» **Data**:
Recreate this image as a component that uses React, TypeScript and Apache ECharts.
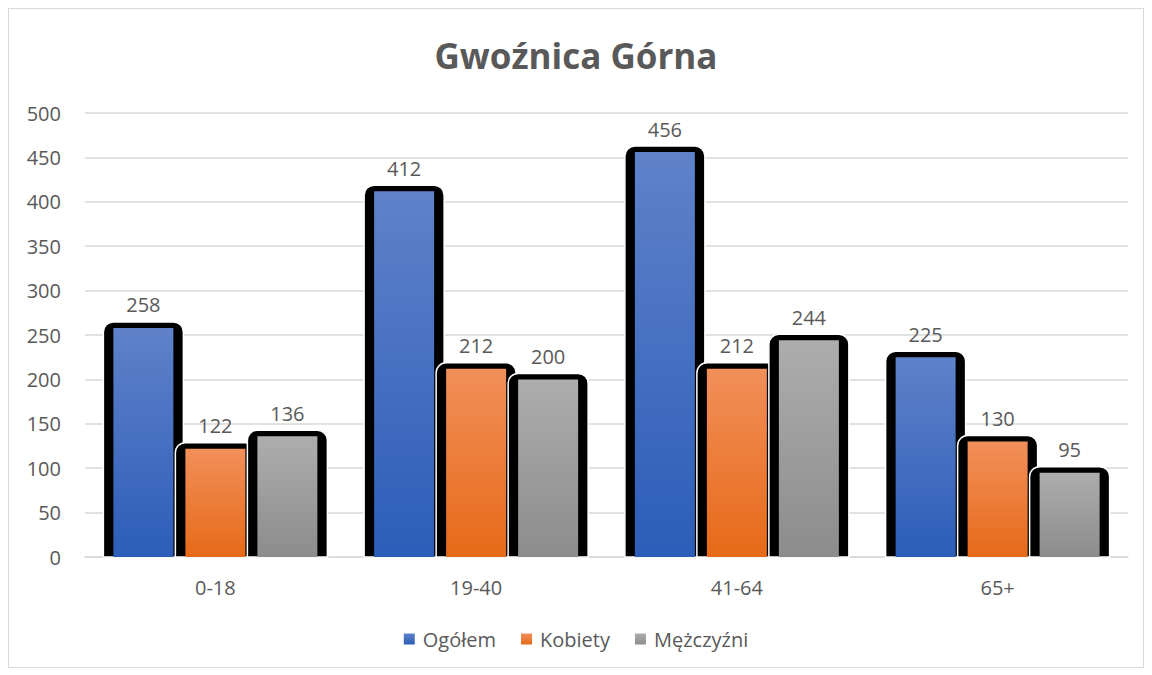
import React, { useEffect, useRef } from "react";
import * as echarts from "echarts";

const title = "Gwoźnica Górna";
const categories = ["0-18", "19-40", "41-64", "65+"];
const seriesNames = ["Ogółem", "Kobiety", "Mężczyźni"];
const ogolem = [258, 412, 456, 225];
const kobiety = [122, 212, 212, 130];
const mezczyzni = [136, 200, 244, 95];
const yTicks = { min: 0, max: 500, interval: 50 };

const FONT = "'Open Sans', sans-serif";
const TXT = "#595959";

const grad = (top: string, bottom: string) =>
  new echarts.graphic.LinearGradient(0, 0, 0, 1, [
    { offset: 0, color: top },
    { offset: 1, color: bottom },
  ]);

export default function App() {
  const ref = useRef<HTMLDivElement>(null);
  useEffect(() => {
    if (!ref.current) return;
    const chart = echarts.init(ref.current, undefined, { renderer: "svg" });
    const values = [ogolem, kobiety, mezczyzni];
    const colors = [
      grad("#5f82ca", "#2c5db8"),
      grad("#f28f5a", "#e66a18"),
      grad("#adadad", "#8c8c8c"),
    ];
    const BAR_W = 60;
    const PITCH = 72;
    const backData: number[][] = [];
    categories.forEach((_, c) => {
      values.forEach((arr, s) => backData.push([c, s, arr[c]]));
    });
    chart.setOption({
      animation: false,
      backgroundColor: "#ffffff",
      title: {
        text: title,
        left: "center",
        top: 24,
        textStyle: { fontFamily: FONT, fontSize: 35, fontWeight: "bold", color: TXT },
      },
      legend: {
        data: seriesNames,
        bottom: 13,
        left: "center",
        icon: "rect",
        itemWidth: 11,
        itemHeight: 11,
        itemGap: 25,
        textStyle: { fontFamily: FONT, fontSize: 20, color: TXT, padding: [0, 0, 0, 3] },
      },
      grid: { left: 76, right: 15, top: 104, bottom: 110, containLabel: false },
      xAxis: {
        type: "category",
        data: categories,
        axisLine: { lineStyle: { color: "#d9d9d9", width: 1.5 } },
        axisTick: { show: false },
        axisLabel: { fontFamily: FONT, fontSize: 20, color: TXT, margin: 20 },
      },
      yAxis: {
        type: "value",
        min: yTicks.min,
        max: yTicks.max,
        interval: yTicks.interval,
        axisLine: { show: false },
        axisTick: { show: false },
        splitLine: { lineStyle: { color: "#d9d9d9", width: 1.5 } },
        axisLabel: { fontFamily: FONT, fontSize: 20, color: TXT, margin: 24 },
      },
      series: [
        {
          type: "custom",
          name: "back",
          z: 1,
          silent: true,
          encode: { x: 0, y: 2 },
          data: backData,
          renderItem: (params: any, api: any) => {
            const c = api.value(0);
            const s = api.value(1);
            const v = api.value(2);
            const base = api.coord([c, 0]);
            const top = api.coord([c, v])[1];
            const cx = base[0] + (s - 1) * PITCH;
            const x = cx - BAR_W / 2 - 10;
            const y = top - 6;
            return {
              type: "rect",
              shape: { x, y, width: BAR_W + 20, height: base[1] - y, r: [10, 10, 0, 0] },
              style: { fill: "#000000", stroke: "#ffffff", lineWidth: 1.5 },
            };
          },
        },
        ...seriesNames.map((name, i) => ({
          type: "bar",
          name,
          z: 3,
          data: values[i],
          barWidth: BAR_W,
          barGap: "20%",
          itemStyle: { color: colors[i] },
          label: {
            show: true,
            position: "top",
            distance: 13,
            fontFamily: FONT,
            fontSize: 20,
            color: TXT,
          },
        })),
      ],
    });
    return () => chart.dispose();
  }, []);
  return (
    <div
      ref={ref}
      style={{
        width: 1136,
        height: 660,
        border: "1px solid #d9d9d9",
        boxSizing: "border-box",
      }}
    />
  );
}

» **What this task involves**: Quote, exactly and only, the lines from the first line of the data above through the line containing "import * as". The pictures do not belong in it.

» **Complete response**:
Recreate this image as a component that uses React, TypeScript and Apache ECharts.
import React, { useEffect, useRef } from "react";
import * as echarts from "echarts";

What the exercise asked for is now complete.